Demi untuk mewujudkan adanya titik temu yang diharapkan, Masroeri membuat beberapa kriteria yang perlu dipenuhi. Pertama, harus berdasarkan Alquran dan As Sunnah. "Tentu seluruh ormas islam memiliki kesamaan yang digunakan ini," ujar Masroeri.
Kedua, adanya kesepahaman tentang sumber ilmu hisab.

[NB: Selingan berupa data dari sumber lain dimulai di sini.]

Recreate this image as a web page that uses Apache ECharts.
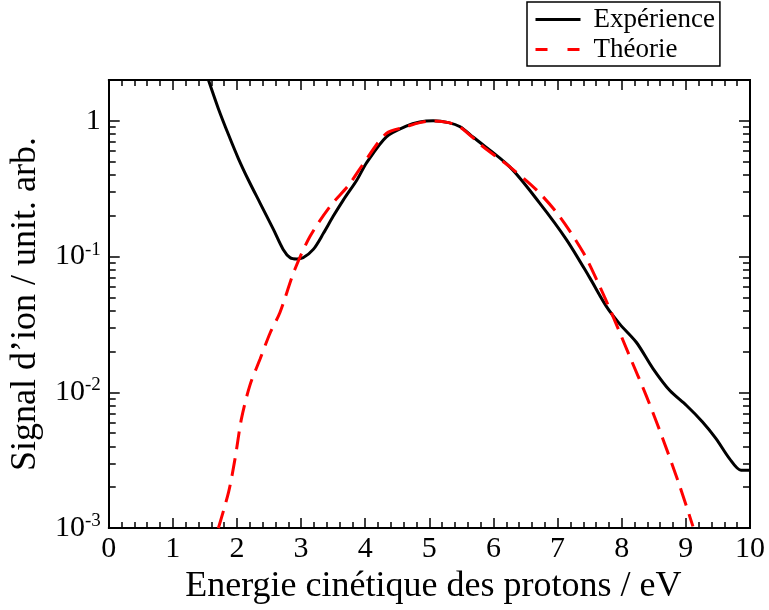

Hisab ini memiliki sifat prediksi, maka perlu dilakukan rukyatul hilal terlebih dahulu sebelum tanggal satu syawal ditetapkan. "Karena prediktif, maka ini perlu diuji melalui rukyah," ujar Masroeri.
Kesamaan pandangan pergantian awal bulan qomariyah ditandai munculnya hilal yang harus dikaji dengan Alquran, sunnah, dan sains.
Lalu, ulama dan umat Islam harus memahami kata rukyat secara benar dan adanya kesepakatan imkanur rukyat. "Ini bisa disepakati, bila bisa duduk bersama," ujar Masroeri.
Masroeri menilai, duduk bersama dimulai dari pertemuan para ahli agama terlebih dahulu. Setelah kajian mendalam dan mendasar telah disepakati. Baru kemudian mengadakan pertemuan dengan para ilmuwan.
"Jadi, ini memerlukan, beberapa kali pertemuan. Ini juga akan berjalan lancar jika semuanya saling terbuka," kata Masroeri.